Paul also mentions the concept of a new type of capitalism – cognitive capitalism – developed by the followers of Hardt and Negri. This is not the place to discuss that concept, but Paul is right to note that we are not living in such a new system. In fact, although we have the existence of transitional forms of property, the vast bulk of that capital continues to be controlled by private capitalists, via their shareholdings and appointment of executives.
He concludes the chapter by setting out his own post-capitalist hypothesis. It is that, since the 1990's, an information revolution has created a network economy, in which the marginal cost of information is near zero, and this undermines the norms of capitalist property. Digital commodities reduced in value to near zero, and as the information content of physical goods rises (though this, as I showed earlier is itself a contradiction) so these are also pushed towards zero. As it becomes more difficult to extract profit from such activity, so it makes other means of extracting profit, such as from lending, more important. Again, this is self-contradicting. If everything we want to buy is more or less free, why would we (including capitalists buying elements of constant capital) need to borrow to buy it?
Capital responds by imposing monopolies, attempting to extract profits from narrow margins, and attempts to commoditise free information. Alongside this, new forms arise such as Open Source production, peer to peer networks, and so on.
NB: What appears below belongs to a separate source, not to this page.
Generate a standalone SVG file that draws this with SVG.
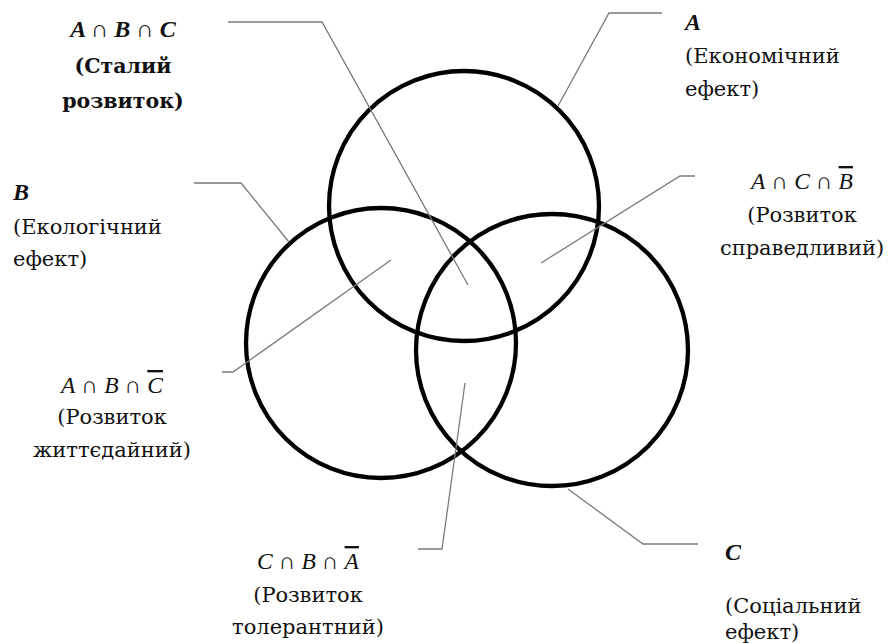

“The proliferation of these non-market economic activities is making it possible for a co-operative, socially just society to emerge.” (p 143)
Paul believes that all this is an indication that the 240 year lifecycle of industrial capitalism is nearing an end. Paul doesn't fall into a catastrophist vision here, instead suggesting that either the system stabilises around some form of cognitive capitalism, or else it is transcended into a post-capitalist society, where free or cheap commodities abound, and the distinction between work and leisure starts to disappear. The division will be over social justice issues, such as growth v sustainability.